Nei giorni travagliati della Brexit, questa narrazione può essere facilmente manipolata e distorta. Come ha scritto lo storico militare francese Jérôme de Lespinois in un editoriale, il film di Nolan “conforta la convinzione mal riposta che gli inglesi stiano meglio quando affrontano da soli i pericoli del mondo”. Ha aggiunto: “Non c’è quindi spazio per gli altri in questa storia che ignora volentieri il sacrificio dei soldati francesi.”

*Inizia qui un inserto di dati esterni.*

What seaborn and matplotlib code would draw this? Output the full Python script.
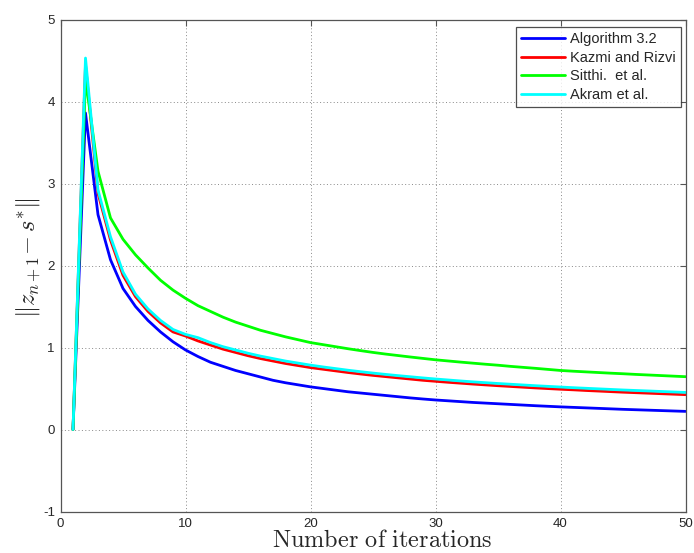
import numpy as np
import pandas as pd
import matplotlib
matplotlib.use("Agg")
import matplotlib.pyplot as plt
import seaborn as sns

iterations = list(range(1, 51))

algorithm_32 = [0.0, 3.86, 2.62, 2.07, 1.72, 1.50, 1.33, 1.19, 1.07, 0.97,
                0.89, 0.82, 0.77, 0.72, 0.68, 0.64, 0.60, 0.57, 0.545, 0.52,
                0.50, 0.48, 0.46, 0.445, 0.43, 0.415, 0.40, 0.385, 0.372, 0.36,
                0.35, 0.34, 0.33, 0.322, 0.314, 0.306, 0.298, 0.29, 0.283, 0.276,
                0.27, 0.264, 0.258, 0.252, 0.246, 0.241, 0.236, 0.231, 0.226, 0.221]

kazmi_rizvi = [0.0, 4.45, 2.88, 2.31, 1.88, 1.62, 1.44, 1.30, 1.19, 1.14,
               1.08, 1.03, 0.98, 0.94, 0.90, 0.865, 0.835, 0.805, 0.78, 0.755,
               0.735, 0.715, 0.695, 0.677, 0.66, 0.645, 0.63, 0.615, 0.60, 0.588,
               0.576, 0.565, 0.554, 0.544, 0.534, 0.525, 0.516, 0.507, 0.499, 0.491,
               0.484, 0.476, 0.469, 0.462, 0.455, 0.449, 0.443, 0.437, 0.431, 0.425]

sitthi = [0.0, 4.28, 3.15, 2.58, 2.32, 2.13, 1.97, 1.82, 1.70, 1.60,
          1.51, 1.44, 1.37, 1.31, 1.26, 1.21, 1.17, 1.13, 1.095, 1.06,
          1.035, 1.01, 0.985, 0.962, 0.94, 0.92, 0.902, 0.884, 0.867, 0.85,
          0.836, 0.822, 0.809, 0.796, 0.784, 0.77, 0.758, 0.746, 0.733, 0.72,
          0.711, 0.703, 0.695, 0.687, 0.68, 0.672, 0.665, 0.658, 0.651, 0.644]

akram = [0.0, 4.53, 2.92, 2.35, 1.92, 1.65, 1.47, 1.33, 1.22, 1.16,
         1.12, 1.06, 1.01, 0.97, 0.93, 0.895, 0.865, 0.835, 0.81, 0.785,
         0.763, 0.743, 0.723, 0.705, 0.688, 0.672, 0.657, 0.643, 0.629, 0.616,
         0.604, 0.592, 0.581, 0.571, 0.561, 0.552, 0.543, 0.534, 0.526, 0.518,
         0.51, 0.503, 0.496, 0.489, 0.482, 0.476, 0.47, 0.464, 0.458, 0.452]

series_names = ["Algorithm 3.2", "Kazmi and Rizvi", "Sitthi.  et al.", "Akram et al."]
series_values = [algorithm_32, kazmi_rizvi, sitthi, akram]
colors = ["#0000ff", "#ff0000", "#00ff00", "#00ffff"]

x_ticks = [0, 10, 20, 30, 40, 50]
y_ticks = [-1, 0, 1, 2, 3, 4, 5]

df = pd.concat([pd.DataFrame({"iter": iterations, "err": v, "method": n})
                for n, v in zip(series_names, series_values)], ignore_index=True)

sns.set_style("white")
plt.rcParams["font.family"] = ["Liberation Sans", "DejaVu Sans"]
plt.rcParams["mathtext.fontset"] = "cm"

fig = plt.figure(figsize=(6.94, 5.53), dpi=100)
ax = fig.add_axes([60.5 / 694, 1 - 511.5 / 553, 625 / 694, (511.5 - 19.5) / 553])

sns.lineplot(data=df, x="iter", y="err", hue="method", hue_order=series_names,
             palette=dict(zip(series_names, colors)), linewidth=2.0, ax=ax,
             sort=False, estimator=None)

ax.set_xlim(0, 50)
ax.set_ylim(-1, 5)
ax.set_xticks(x_ticks)
ax.set_yticks(y_ticks)
ax.set_xticklabels([str(t) for t in x_ticks], fontsize=9.5)
ax.set_yticklabels([str(t) for t in y_ticks], fontsize=9.5)
ax.grid(True, linestyle=(0, (1, 2.5)), color="#888888", linewidth=0.7)
ax.tick_params(direction="in", top=True, right=True, length=4, width=0.8,
               color="#555555")
ax.tick_params(axis="x", pad=5)
ax.tick_params(axis="y", pad=4)
for s in ax.spines.values():
    s.set_visible(True)
    s.set_color("#555555")
    s.set_linewidth(0.9)

ax.set_xlabel(r"$\mathrm{Number\ of\ iterations}$", fontsize=17.5)
ax.xaxis.set_label_coords(0.515, -18.5 / 492, transform=ax.transAxes)
ax.xaxis.label.set_va("top")
ax.set_ylabel(r"$\|z_{n+1}\!-s^{*}\|$", fontsize=17.5)
ax.yaxis.set_label_coords(-0.03, (511.5 - 258) / 492, transform=ax.transAxes)

leg = ax.legend(loc="upper right", bbox_to_anchor=(0.9928, 0.9848), fontsize=10.5,
                frameon=True, fancybox=False, edgecolor="#222222",
                handlelength=3.04, handletextpad=0.34, borderpad=0.35,
                labelspacing=0.32, borderaxespad=0.0)
leg.get_frame().set_linewidth(0.9)
for line in leg.get_lines():
    line.set_linewidth(2.0)

fig.savefig("out.png", dpi=100, facecolor="white")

Dunkirk” indulge al sentimentalismo patriottico? Sì, soprattutto verso la fine. Dà ai francesi una parte sproporzionatamente piccola? Certamente. Sminuisce la loro importanza negli eventi, o non tiene conto del loro valore? No, anche se l’uso della metafora e la scarsità del contesto storico possono offuscare il messaggio.
Come minimo, il lavoro di Nolan avrà aumentato la consapevolezza di un capitolo ampiamente dimenticato della storia francese. Anche l’ambasciatore francese negli Stati Uniti, Gérard Araud, si è espresso sull’argomento, sottolineando il ruolo critico dell’esercito francese nel difendere la città di Lille e ritardare così l’avanzata tedesca. “Dunkerque non è stata una storia solo britannica”, ha twittato. “La prima armata francese ha combattuto valorosamente per fermare i tedeschi e proteggere l’evacuazione.”
C’è una scena straziante nel film, in cui un francese si affanna a tappare i buchi in una nave che affonda piena di britannici, anche se viene inghiottito dall’acqua in aumento. È una potente allegoria del sacrificio non riconosciuto della Francia a Dunkerque e dintorni. In definitiva, se quel sacrificio rimane sconosciuto è in gran parte dovuto ai francesi stessi, che nella loro fretta di cancellare la macchia del 1940 e le sue conseguenze hanno anche cancellato la memoria dei loro cari.